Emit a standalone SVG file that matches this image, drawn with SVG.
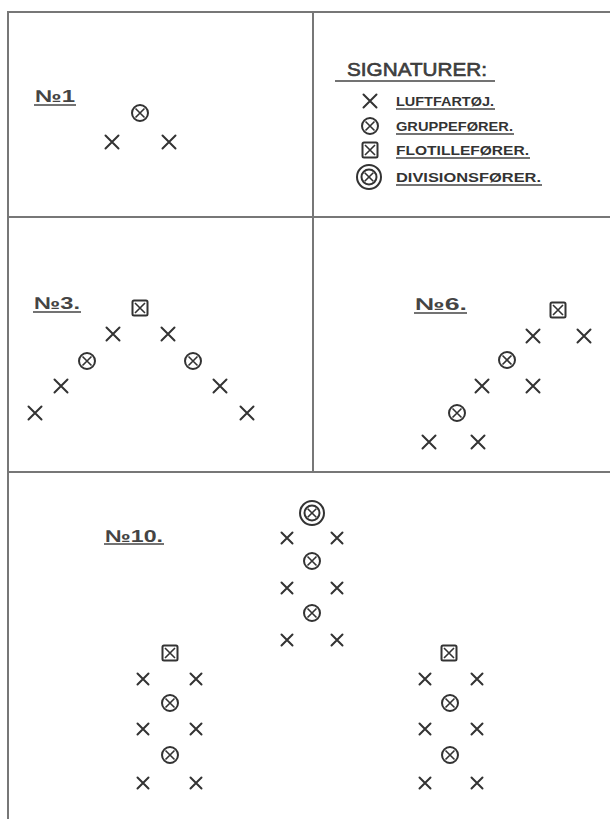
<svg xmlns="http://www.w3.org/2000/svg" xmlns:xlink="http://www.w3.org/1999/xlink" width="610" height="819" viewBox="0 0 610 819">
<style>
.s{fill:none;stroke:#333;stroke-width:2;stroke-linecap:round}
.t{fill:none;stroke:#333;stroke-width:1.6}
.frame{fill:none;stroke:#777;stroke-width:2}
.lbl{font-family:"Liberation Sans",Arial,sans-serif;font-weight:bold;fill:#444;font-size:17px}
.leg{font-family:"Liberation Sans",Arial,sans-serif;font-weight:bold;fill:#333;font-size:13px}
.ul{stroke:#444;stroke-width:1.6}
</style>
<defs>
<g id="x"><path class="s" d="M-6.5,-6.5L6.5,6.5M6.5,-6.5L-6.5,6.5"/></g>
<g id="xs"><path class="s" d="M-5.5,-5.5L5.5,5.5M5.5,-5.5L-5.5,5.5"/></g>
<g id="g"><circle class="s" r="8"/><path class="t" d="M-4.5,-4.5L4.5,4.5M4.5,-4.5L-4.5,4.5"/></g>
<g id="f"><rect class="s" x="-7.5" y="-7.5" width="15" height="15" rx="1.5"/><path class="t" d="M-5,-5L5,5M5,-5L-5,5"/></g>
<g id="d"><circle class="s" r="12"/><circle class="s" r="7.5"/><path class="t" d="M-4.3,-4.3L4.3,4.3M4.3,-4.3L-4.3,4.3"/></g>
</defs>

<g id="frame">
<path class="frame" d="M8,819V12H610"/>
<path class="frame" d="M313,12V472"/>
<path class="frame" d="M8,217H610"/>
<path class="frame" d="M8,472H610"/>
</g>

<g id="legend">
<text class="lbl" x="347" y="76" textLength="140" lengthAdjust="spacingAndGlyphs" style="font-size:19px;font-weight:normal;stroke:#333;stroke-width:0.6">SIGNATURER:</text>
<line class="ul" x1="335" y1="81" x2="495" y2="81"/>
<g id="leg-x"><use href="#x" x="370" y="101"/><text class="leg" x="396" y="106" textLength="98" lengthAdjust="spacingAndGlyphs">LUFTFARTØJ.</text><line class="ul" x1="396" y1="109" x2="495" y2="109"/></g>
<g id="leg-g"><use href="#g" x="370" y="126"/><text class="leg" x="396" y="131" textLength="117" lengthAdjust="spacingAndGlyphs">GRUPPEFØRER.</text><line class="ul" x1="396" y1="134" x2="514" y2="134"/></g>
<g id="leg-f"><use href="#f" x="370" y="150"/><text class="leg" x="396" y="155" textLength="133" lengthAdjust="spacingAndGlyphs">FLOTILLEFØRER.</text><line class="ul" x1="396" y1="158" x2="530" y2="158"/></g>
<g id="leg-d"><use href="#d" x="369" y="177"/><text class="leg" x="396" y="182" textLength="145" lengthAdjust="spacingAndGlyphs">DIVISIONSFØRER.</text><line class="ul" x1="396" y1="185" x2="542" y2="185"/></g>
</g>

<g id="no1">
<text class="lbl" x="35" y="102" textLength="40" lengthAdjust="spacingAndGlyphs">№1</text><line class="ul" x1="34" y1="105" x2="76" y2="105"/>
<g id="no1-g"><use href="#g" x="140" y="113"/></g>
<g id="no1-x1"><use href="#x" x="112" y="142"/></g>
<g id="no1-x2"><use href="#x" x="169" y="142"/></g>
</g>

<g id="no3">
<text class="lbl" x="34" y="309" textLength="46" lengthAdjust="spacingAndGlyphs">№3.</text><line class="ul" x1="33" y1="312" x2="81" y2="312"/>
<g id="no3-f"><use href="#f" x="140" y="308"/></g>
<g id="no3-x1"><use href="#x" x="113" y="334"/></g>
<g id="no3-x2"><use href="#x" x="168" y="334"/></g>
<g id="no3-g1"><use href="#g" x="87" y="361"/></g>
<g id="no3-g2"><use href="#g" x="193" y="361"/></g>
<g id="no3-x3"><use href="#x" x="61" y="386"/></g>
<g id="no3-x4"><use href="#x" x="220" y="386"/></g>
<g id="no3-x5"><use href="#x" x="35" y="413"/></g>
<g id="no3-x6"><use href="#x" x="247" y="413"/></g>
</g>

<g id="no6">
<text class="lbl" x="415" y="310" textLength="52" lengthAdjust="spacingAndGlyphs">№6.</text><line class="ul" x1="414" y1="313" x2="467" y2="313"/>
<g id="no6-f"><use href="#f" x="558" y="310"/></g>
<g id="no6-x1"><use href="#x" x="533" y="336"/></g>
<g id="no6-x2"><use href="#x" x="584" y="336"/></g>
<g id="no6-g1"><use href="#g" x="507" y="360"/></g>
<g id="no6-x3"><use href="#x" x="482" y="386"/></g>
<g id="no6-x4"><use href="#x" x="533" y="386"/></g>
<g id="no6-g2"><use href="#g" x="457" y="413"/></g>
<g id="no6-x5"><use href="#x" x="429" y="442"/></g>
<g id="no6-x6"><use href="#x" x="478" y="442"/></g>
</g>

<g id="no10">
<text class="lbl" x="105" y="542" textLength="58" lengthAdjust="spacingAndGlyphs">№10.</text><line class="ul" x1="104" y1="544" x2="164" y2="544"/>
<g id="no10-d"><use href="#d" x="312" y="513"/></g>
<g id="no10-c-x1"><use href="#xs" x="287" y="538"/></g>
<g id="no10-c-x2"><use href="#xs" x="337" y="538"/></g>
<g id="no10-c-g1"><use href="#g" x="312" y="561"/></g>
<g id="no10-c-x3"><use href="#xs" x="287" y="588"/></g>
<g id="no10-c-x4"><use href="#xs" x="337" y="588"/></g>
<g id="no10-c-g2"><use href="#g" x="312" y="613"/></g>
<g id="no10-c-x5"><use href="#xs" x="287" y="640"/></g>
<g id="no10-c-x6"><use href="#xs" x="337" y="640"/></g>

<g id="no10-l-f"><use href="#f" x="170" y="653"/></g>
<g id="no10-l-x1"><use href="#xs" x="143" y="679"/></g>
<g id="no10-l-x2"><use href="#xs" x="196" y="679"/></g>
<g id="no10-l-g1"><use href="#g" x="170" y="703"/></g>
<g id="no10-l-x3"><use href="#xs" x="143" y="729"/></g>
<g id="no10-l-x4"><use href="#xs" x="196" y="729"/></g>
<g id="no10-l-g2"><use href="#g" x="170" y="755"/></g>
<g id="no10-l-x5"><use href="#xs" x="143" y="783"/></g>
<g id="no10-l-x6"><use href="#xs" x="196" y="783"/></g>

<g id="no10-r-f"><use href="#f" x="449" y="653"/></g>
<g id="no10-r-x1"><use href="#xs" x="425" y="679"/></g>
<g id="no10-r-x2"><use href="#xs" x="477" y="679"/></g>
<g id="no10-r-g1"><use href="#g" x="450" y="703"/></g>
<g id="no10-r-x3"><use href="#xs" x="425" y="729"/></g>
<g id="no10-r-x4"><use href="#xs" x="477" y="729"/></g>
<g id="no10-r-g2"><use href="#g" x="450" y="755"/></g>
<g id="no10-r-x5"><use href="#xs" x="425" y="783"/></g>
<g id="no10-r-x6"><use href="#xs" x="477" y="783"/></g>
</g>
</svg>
----
Every line above should be returned exactly; the pictures stay out.

Emit a standalone SVG file that matches this image, drawn with SVG.
<svg xmlns="http://www.w3.org/2000/svg" xmlns:xlink="http://www.w3.org/1999/xlink" width="610" height="819" viewBox="0 0 610 819">
<style>
.s{fill:none;stroke:#333;stroke-width:2;stroke-linecap:round}
.t{fill:none;stroke:#333;stroke-width:1.6}
.frame{fill:none;stroke:#777;stroke-width:2}
.lbl{font-family:"Liberation Sans",Arial,sans-serif;font-weight:bold;fill:#444;font-size:17px}
.leg{font-family:"Liberation Sans",Arial,sans-serif;font-weight:bold;fill:#333;font-size:13px}
.ul{stroke:#444;stroke-width:1.6}
</style>
<defs>
<g id="x"><path class="s" d="M-6.5,-6.5L6.5,6.5M6.5,-6.5L-6.5,6.5"/></g>
<g id="xs"><path class="s" d="M-5.5,-5.5L5.5,5.5M5.5,-5.5L-5.5,5.5"/></g>
<g id="g"><circle class="s" r="8"/><path class="t" d="M-4.5,-4.5L4.5,4.5M4.5,-4.5L-4.5,4.5"/></g>
<g id="f"><rect class="s" x="-7.5" y="-7.5" width="15" height="15" rx="1.5"/><path class="t" d="M-5,-5L5,5M5,-5L-5,5"/></g>
<g id="d"><circle class="s" r="12"/><circle class="s" r="7.5"/><path class="t" d="M-4.3,-4.3L4.3,4.3M4.3,-4.3L-4.3,4.3"/></g>
</defs>

<g id="frame">
<path class="frame" d="M8,819V12H610"/>
<path class="frame" d="M313,12V472"/>
<path class="frame" d="M8,217H610"/>
<path class="frame" d="M8,472H610"/>
</g>

<g id="legend">
<text class="lbl" x="347" y="76" textLength="140" lengthAdjust="spacingAndGlyphs" style="font-size:19px;font-weight:normal;stroke:#333;stroke-width:0.6">SIGNATURER:</text>
<line class="ul" x1="335" y1="81" x2="495" y2="81"/>
<g id="leg-x"><use href="#x" x="370" y="101"/><text class="leg" x="396" y="106" textLength="98" lengthAdjust="spacingAndGlyphs">LUFTFARTØJ.</text><line class="ul" x1="396" y1="109" x2="495" y2="109"/></g>
<g id="leg-g"><use href="#g" x="370" y="126"/><text class="leg" x="396" y="131" textLength="117" lengthAdjust="spacingAndGlyphs">GRUPPEFØRER.</text><line class="ul" x1="396" y1="134" x2="514" y2="134"/></g>
<g id="leg-f"><use href="#f" x="370" y="150"/><text class="leg" x="396" y="155" textLength="133" lengthAdjust="spacingAndGlyphs">FLOTILLEFØRER.</text><line class="ul" x1="396" y1="158" x2="530" y2="158"/></g>
<g id="leg-d"><use href="#d" x="369" y="177"/><text class="leg" x="396" y="182" textLength="145" lengthAdjust="spacingAndGlyphs">DIVISIONSFØRER.</text><line class="ul" x1="396" y1="185" x2="542" y2="185"/></g>
</g>

<g id="no1">
<text class="lbl" x="35" y="102" textLength="40" lengthAdjust="spacingAndGlyphs">№1</text><line class="ul" x1="34" y1="105" x2="76" y2="105"/>
<g id="no1-g"><use href="#g" x="140" y="113"/></g>
<g id="no1-x1"><use href="#x" x="112" y="142"/></g>
<g id="no1-x2"><use href="#x" x="169" y="142"/></g>
</g>

<g id="no3">
<text class="lbl" x="34" y="309" textLength="46" lengthAdjust="spacingAndGlyphs">№3.</text><line class="ul" x1="33" y1="312" x2="81" y2="312"/>
<g id="no3-f"><use href="#f" x="140" y="308"/></g>
<g id="no3-x1"><use href="#x" x="113" y="334"/></g>
<g id="no3-x2"><use href="#x" x="168" y="334"/></g>
<g id="no3-g1"><use href="#g" x="87" y="361"/></g>
<g id="no3-g2"><use href="#g" x="193" y="361"/></g>
<g id="no3-x3"><use href="#x" x="61" y="386"/></g>
<g id="no3-x4"><use href="#x" x="220" y="386"/></g>
<g id="no3-x5"><use href="#x" x="35" y="413"/></g>
<g id="no3-x6"><use href="#x" x="247" y="413"/></g>
</g>

<g id="no6">
<text class="lbl" x="415" y="310" textLength="52" lengthAdjust="spacingAndGlyphs">№6.</text><line class="ul" x1="414" y1="313" x2="467" y2="313"/>
<g id="no6-f"><use href="#f" x="558" y="310"/></g>
<g id="no6-x1"><use href="#x" x="533" y="336"/></g>
<g id="no6-x2"><use href="#x" x="584" y="336"/></g>
<g id="no6-g1"><use href="#g" x="507" y="360"/></g>
<g id="no6-x3"><use href="#x" x="482" y="386"/></g>
<g id="no6-x4"><use href="#x" x="533" y="386"/></g>
<g id="no6-g2"><use href="#g" x="457" y="413"/></g>
<g id="no6-x5"><use href="#x" x="429" y="442"/></g>
<g id="no6-x6"><use href="#x" x="478" y="442"/></g>
</g>

<g id="no10">
<text class="lbl" x="105" y="542" textLength="58" lengthAdjust="spacingAndGlyphs">№10.</text><line class="ul" x1="104" y1="544" x2="164" y2="544"/>
<g id="no10-d"><use href="#d" x="312" y="513"/></g>
<g id="no10-c-x1"><use href="#xs" x="287" y="538"/></g>
<g id="no10-c-x2"><use href="#xs" x="337" y="538"/></g>
<g id="no10-c-g1"><use href="#g" x="312" y="561"/></g>
<g id="no10-c-x3"><use href="#xs" x="287" y="588"/></g>
<g id="no10-c-x4"><use href="#xs" x="337" y="588"/></g>
<g id="no10-c-g2"><use href="#g" x="312" y="613"/></g>
<g id="no10-c-x5"><use href="#xs" x="287" y="640"/></g>
<g id="no10-c-x6"><use href="#xs" x="337" y="640"/></g>

<g id="no10-l-f"><use href="#f" x="170" y="653"/></g>
<g id="no10-l-x1"><use href="#xs" x="143" y="679"/></g>
<g id="no10-l-x2"><use href="#xs" x="196" y="679"/></g>
<g id="no10-l-g1"><use href="#g" x="170" y="703"/></g>
<g id="no10-l-x3"><use href="#xs" x="143" y="729"/></g>
<g id="no10-l-x4"><use href="#xs" x="196" y="729"/></g>
<g id="no10-l-g2"><use href="#g" x="170" y="755"/></g>
<g id="no10-l-x5"><use href="#xs" x="143" y="783"/></g>
<g id="no10-l-x6"><use href="#xs" x="196" y="783"/></g>

<g id="no10-r-f"><use href="#f" x="449" y="653"/></g>
<g id="no10-r-x1"><use href="#xs" x="425" y="679"/></g>
<g id="no10-r-x2"><use href="#xs" x="477" y="679"/></g>
<g id="no10-r-g1"><use href="#g" x="450" y="703"/></g>
<g id="no10-r-x3"><use href="#xs" x="425" y="729"/></g>
<g id="no10-r-x4"><use href="#xs" x="477" y="729"/></g>
<g id="no10-r-g2"><use href="#g" x="450" y="755"/></g>
<g id="no10-r-x5"><use href="#xs" x="425" y="783"/></g>
<g id="no10-r-x6"><use href="#xs" x="477" y="783"/></g>
</g>
</svg>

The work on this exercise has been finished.